Posted on in Business News , Cycles News

The introduction of a 'death by dangerous cycling' law, proposed by then-Transport Secretary Grant Shapps last year, is unlikely to be passed before the next general election due to a lack of parliamentary time.


The Sunday Telegraph has reported the Department for Transport telling campaigners, many of whom are bereaved relatives, that the proposed update to the law — which can currently see a cyclist who kills while riding recklessly jailed for a maximum of two years under the 1861 wanton or furious driving law — will struggle to be passed before the next election, expected to be held in January 2025.

It has been suggested that ministers may instead turn to a private member's bill — proposed by individual MPs or Lords, rather than the government — a DfT source telling the newspaper "handout private member's bills are a normal way for the government to deliver uncontentious new statute".

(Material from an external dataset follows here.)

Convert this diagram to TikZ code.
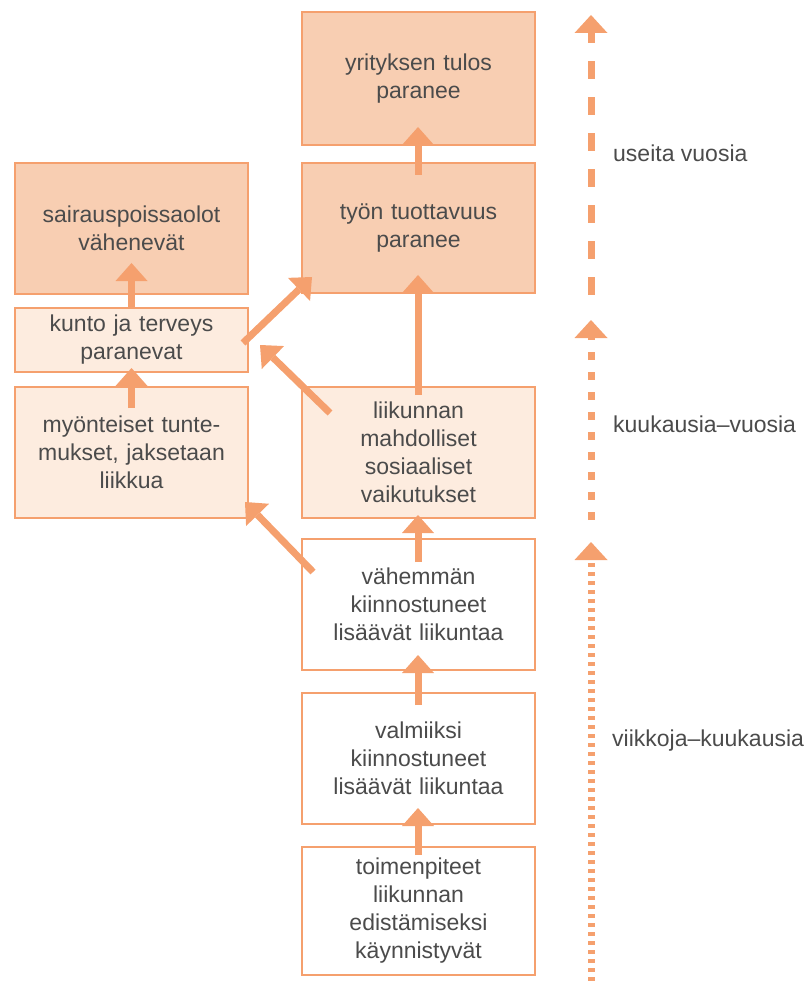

However, only a few bills of this type are enacted, raising fears among campaigners that the introduction of such a law, that would see cyclists guilty of the offence facing the same punishment as drivers convicted of causing death by dangerous driving, is being delayed and may never come about.

Matthew Briggs — whose wife Kim was killed by a London fixed wheel cyclist — said he was "deeply disappointed" to meet Roads Minister Richard Holden a few weeks ago and be told of the delay.
Mr Briggs launched his campaign after Alliston's sentencing and suggested the DfT has "become cowed by the militant fringes of the cycling lobby".

A DfT spokesperson added: "We are clear that dangerous cycling is completely unacceptable. There are laws in place to prosecute those who cycle irresponsibly, and we are considering legislation to further address this issue."